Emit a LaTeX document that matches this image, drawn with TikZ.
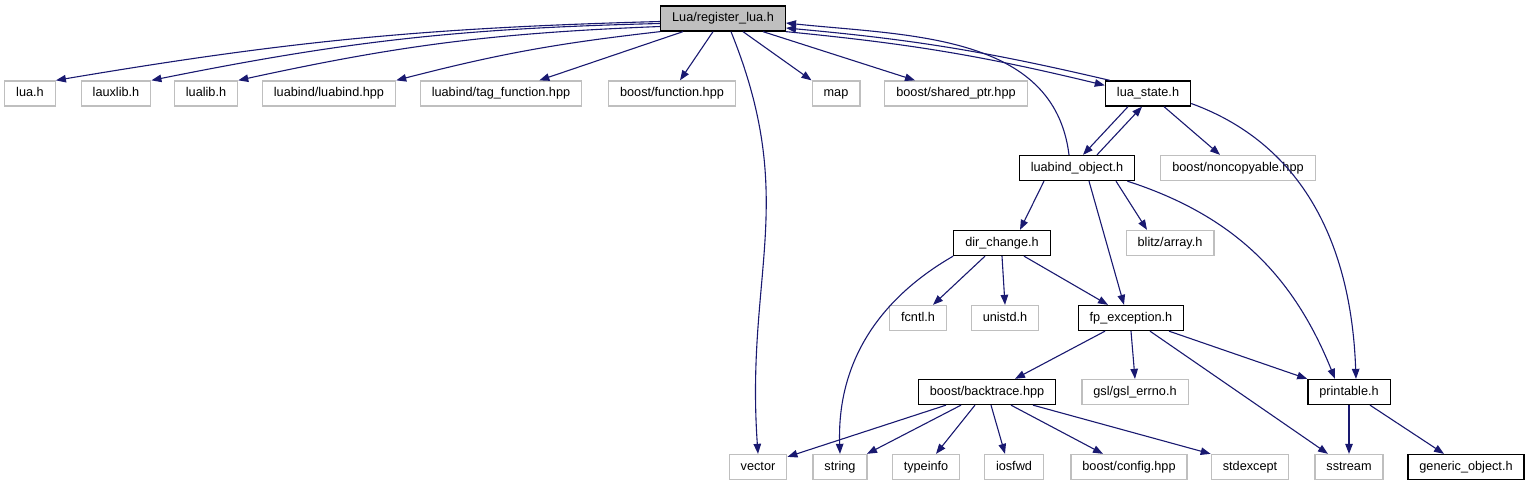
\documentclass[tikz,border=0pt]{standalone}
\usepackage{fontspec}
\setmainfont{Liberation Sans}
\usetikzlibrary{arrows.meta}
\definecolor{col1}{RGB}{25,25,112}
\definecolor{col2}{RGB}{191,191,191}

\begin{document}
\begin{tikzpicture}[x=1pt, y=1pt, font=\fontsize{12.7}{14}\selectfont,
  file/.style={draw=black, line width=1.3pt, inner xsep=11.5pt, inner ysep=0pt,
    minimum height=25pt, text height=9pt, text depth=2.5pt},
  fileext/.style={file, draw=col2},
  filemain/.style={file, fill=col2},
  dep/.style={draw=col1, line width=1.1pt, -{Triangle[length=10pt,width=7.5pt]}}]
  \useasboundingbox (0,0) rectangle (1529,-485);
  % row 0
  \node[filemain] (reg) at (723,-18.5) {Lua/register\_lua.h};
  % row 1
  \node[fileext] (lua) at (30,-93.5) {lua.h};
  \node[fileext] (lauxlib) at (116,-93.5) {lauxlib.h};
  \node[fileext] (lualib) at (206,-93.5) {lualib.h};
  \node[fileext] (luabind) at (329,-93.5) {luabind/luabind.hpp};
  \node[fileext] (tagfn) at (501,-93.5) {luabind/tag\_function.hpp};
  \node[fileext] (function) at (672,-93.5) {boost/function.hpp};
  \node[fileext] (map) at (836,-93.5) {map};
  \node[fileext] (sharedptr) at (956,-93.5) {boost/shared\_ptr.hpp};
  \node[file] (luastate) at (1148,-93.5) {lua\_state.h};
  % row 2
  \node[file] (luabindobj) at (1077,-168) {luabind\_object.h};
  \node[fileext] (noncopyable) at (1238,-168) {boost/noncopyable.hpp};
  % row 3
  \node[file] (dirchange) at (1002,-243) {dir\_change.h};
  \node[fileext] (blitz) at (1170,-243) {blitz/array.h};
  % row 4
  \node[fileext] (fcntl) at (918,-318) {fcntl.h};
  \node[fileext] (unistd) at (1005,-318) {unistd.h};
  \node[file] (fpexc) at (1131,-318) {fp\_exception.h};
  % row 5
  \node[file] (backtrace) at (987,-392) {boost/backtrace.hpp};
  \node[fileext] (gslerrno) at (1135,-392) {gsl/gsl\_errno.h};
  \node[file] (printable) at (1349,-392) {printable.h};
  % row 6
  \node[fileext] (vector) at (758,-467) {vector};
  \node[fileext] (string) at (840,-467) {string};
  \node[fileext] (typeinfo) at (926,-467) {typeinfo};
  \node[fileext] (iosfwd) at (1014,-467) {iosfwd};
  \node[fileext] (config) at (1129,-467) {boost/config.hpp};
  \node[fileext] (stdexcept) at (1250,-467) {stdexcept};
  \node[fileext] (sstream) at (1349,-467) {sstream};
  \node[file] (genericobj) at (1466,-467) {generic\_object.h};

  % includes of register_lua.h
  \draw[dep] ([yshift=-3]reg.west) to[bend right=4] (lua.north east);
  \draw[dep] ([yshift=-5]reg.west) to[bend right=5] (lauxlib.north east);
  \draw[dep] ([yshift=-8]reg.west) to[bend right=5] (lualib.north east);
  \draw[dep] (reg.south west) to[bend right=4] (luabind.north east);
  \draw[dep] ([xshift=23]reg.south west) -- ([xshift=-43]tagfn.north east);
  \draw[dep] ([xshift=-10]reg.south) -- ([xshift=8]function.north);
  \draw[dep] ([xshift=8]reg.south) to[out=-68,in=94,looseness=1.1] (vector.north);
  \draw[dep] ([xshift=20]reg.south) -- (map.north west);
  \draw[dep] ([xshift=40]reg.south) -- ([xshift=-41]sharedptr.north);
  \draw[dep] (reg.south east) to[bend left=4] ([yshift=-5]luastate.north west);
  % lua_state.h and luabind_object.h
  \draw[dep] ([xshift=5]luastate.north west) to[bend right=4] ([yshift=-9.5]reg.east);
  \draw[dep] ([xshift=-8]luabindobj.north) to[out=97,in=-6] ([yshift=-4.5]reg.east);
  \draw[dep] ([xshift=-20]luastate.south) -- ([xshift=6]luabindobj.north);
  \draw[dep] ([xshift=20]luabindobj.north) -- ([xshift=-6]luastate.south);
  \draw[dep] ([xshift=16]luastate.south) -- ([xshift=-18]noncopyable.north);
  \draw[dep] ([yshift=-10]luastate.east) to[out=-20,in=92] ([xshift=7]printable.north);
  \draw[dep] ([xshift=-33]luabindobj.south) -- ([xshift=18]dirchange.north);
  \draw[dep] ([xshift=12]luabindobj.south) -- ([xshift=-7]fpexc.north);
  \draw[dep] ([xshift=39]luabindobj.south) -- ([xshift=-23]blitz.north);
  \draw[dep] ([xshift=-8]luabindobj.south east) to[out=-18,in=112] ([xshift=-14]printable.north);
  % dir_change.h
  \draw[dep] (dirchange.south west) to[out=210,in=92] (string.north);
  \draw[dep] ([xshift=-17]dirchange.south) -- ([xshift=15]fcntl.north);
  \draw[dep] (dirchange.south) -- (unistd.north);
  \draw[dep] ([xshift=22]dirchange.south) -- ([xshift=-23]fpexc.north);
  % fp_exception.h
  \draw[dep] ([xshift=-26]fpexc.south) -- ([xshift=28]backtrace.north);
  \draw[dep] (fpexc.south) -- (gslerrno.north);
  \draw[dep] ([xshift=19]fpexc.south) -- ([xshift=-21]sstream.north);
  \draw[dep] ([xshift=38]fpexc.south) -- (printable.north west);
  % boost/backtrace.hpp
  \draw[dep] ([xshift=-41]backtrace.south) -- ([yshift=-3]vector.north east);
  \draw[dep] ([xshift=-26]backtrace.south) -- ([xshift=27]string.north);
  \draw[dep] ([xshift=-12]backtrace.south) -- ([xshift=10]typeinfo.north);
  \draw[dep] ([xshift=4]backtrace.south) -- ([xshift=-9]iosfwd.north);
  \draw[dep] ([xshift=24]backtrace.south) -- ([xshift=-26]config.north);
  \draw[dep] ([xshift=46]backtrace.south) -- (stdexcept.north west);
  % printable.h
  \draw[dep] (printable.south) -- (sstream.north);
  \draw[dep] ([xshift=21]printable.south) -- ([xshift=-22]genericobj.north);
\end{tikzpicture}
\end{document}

▶ [Exercise requirements]: Quote every line word for word and keep the images out of the copy.

▶ [Final answer]:
Emit a LaTeX document that matches this image, drawn with TikZ.
\documentclass[tikz,border=0pt]{standalone}
\usepackage{fontspec}
\setmainfont{Liberation Sans}
\usetikzlibrary{arrows.meta}
\definecolor{col1}{RGB}{25,25,112}
\definecolor{col2}{RGB}{191,191,191}

\begin{document}
\begin{tikzpicture}[x=1pt, y=1pt, font=\fontsize{12.7}{14}\selectfont,
  file/.style={draw=black, line width=1.3pt, inner xsep=11.5pt, inner ysep=0pt,
    minimum height=25pt, text height=9pt, text depth=2.5pt},
  fileext/.style={file, draw=col2},
  filemain/.style={file, fill=col2},
  dep/.style={draw=col1, line width=1.1pt, -{Triangle[length=10pt,width=7.5pt]}}]
  \useasboundingbox (0,0) rectangle (1529,-485);
  % row 0
  \node[filemain] (reg) at (723,-18.5) {Lua/register\_lua.h};
  % row 1
  \node[fileext] (lua) at (30,-93.5) {lua.h};
  \node[fileext] (lauxlib) at (116,-93.5) {lauxlib.h};
  \node[fileext] (lualib) at (206,-93.5) {lualib.h};
  \node[fileext] (luabind) at (329,-93.5) {luabind/luabind.hpp};
  \node[fileext] (tagfn) at (501,-93.5) {luabind/tag\_function.hpp};
  \node[fileext] (function) at (672,-93.5) {boost/function.hpp};
  \node[fileext] (map) at (836,-93.5) {map};
  \node[fileext] (sharedptr) at (956,-93.5) {boost/shared\_ptr.hpp};
  \node[file] (luastate) at (1148,-93.5) {lua\_state.h};
  % row 2
  \node[file] (luabindobj) at (1077,-168) {luabind\_object.h};
  \node[fileext] (noncopyable) at (1238,-168) {boost/noncopyable.hpp};
  % row 3
  \node[file] (dirchange) at (1002,-243) {dir\_change.h};
  \node[fileext] (blitz) at (1170,-243) {blitz/array.h};
  % row 4
  \node[fileext] (fcntl) at (918,-318) {fcntl.h};
  \node[fileext] (unistd) at (1005,-318) {unistd.h};
  \node[file] (fpexc) at (1131,-318) {fp\_exception.h};
  % row 5
  \node[file] (backtrace) at (987,-392) {boost/backtrace.hpp};
  \node[fileext] (gslerrno) at (1135,-392) {gsl/gsl\_errno.h};
  \node[file] (printable) at (1349,-392) {printable.h};
  % row 6
  \node[fileext] (vector) at (758,-467) {vector};
  \node[fileext] (string) at (840,-467) {string};
  \node[fileext] (typeinfo) at (926,-467) {typeinfo};
  \node[fileext] (iosfwd) at (1014,-467) {iosfwd};
  \node[fileext] (config) at (1129,-467) {boost/config.hpp};
  \node[fileext] (stdexcept) at (1250,-467) {stdexcept};
  \node[fileext] (sstream) at (1349,-467) {sstream};
  \node[file] (genericobj) at (1466,-467) {generic\_object.h};

  % includes of register_lua.h
  \draw[dep] ([yshift=-3]reg.west) to[bend right=4] (lua.north east);
  \draw[dep] ([yshift=-5]reg.west) to[bend right=5] (lauxlib.north east);
  \draw[dep] ([yshift=-8]reg.west) to[bend right=5] (lualib.north east);
  \draw[dep] (reg.south west) to[bend right=4] (luabind.north east);
  \draw[dep] ([xshift=23]reg.south west) -- ([xshift=-43]tagfn.north east);
  \draw[dep] ([xshift=-10]reg.south) -- ([xshift=8]function.north);
  \draw[dep] ([xshift=8]reg.south) to[out=-68,in=94,looseness=1.1] (vector.north);
  \draw[dep] ([xshift=20]reg.south) -- (map.north west);
  \draw[dep] ([xshift=40]reg.south) -- ([xshift=-41]sharedptr.north);
  \draw[dep] (reg.south east) to[bend left=4] ([yshift=-5]luastate.north west);
  % lua_state.h and luabind_object.h
  \draw[dep] ([xshift=5]luastate.north west) to[bend right=4] ([yshift=-9.5]reg.east);
  \draw[dep] ([xshift=-8]luabindobj.north) to[out=97,in=-6] ([yshift=-4.5]reg.east);
  \draw[dep] ([xshift=-20]luastate.south) -- ([xshift=6]luabindobj.north);
  \draw[dep] ([xshift=20]luabindobj.north) -- ([xshift=-6]luastate.south);
  \draw[dep] ([xshift=16]luastate.south) -- ([xshift=-18]noncopyable.north);
  \draw[dep] ([yshift=-10]luastate.east) to[out=-20,in=92] ([xshift=7]printable.north);
  \draw[dep] ([xshift=-33]luabindobj.south) -- ([xshift=18]dirchange.north);
  \draw[dep] ([xshift=12]luabindobj.south) -- ([xshift=-7]fpexc.north);
  \draw[dep] ([xshift=39]luabindobj.south) -- ([xshift=-23]blitz.north);
  \draw[dep] ([xshift=-8]luabindobj.south east) to[out=-18,in=112] ([xshift=-14]printable.north);
  % dir_change.h
  \draw[dep] (dirchange.south west) to[out=210,in=92] (string.north);
  \draw[dep] ([xshift=-17]dirchange.south) -- ([xshift=15]fcntl.north);
  \draw[dep] (dirchange.south) -- (unistd.north);
  \draw[dep] ([xshift=22]dirchange.south) -- ([xshift=-23]fpexc.north);
  % fp_exception.h
  \draw[dep] ([xshift=-26]fpexc.south) -- ([xshift=28]backtrace.north);
  \draw[dep] (fpexc.south) -- (gslerrno.north);
  \draw[dep] ([xshift=19]fpexc.south) -- ([xshift=-21]sstream.north);
  \draw[dep] ([xshift=38]fpexc.south) -- (printable.north west);
  % boost/backtrace.hpp
  \draw[dep] ([xshift=-41]backtrace.south) -- ([yshift=-3]vector.north east);
  \draw[dep] ([xshift=-26]backtrace.south) -- ([xshift=27]string.north);
  \draw[dep] ([xshift=-12]backtrace.south) -- ([xshift=10]typeinfo.north);
  \draw[dep] ([xshift=4]backtrace.south) -- ([xshift=-9]iosfwd.north);
  \draw[dep] ([xshift=24]backtrace.south) -- ([xshift=-26]config.north);
  \draw[dep] ([xshift=46]backtrace.south) -- (stdexcept.north west);
  % printable.h
  \draw[dep] (printable.south) -- (sstream.north);
  \draw[dep] ([xshift=21]printable.south) -- ([xshift=-22]genericobj.north);
\end{tikzpicture}
\end{document}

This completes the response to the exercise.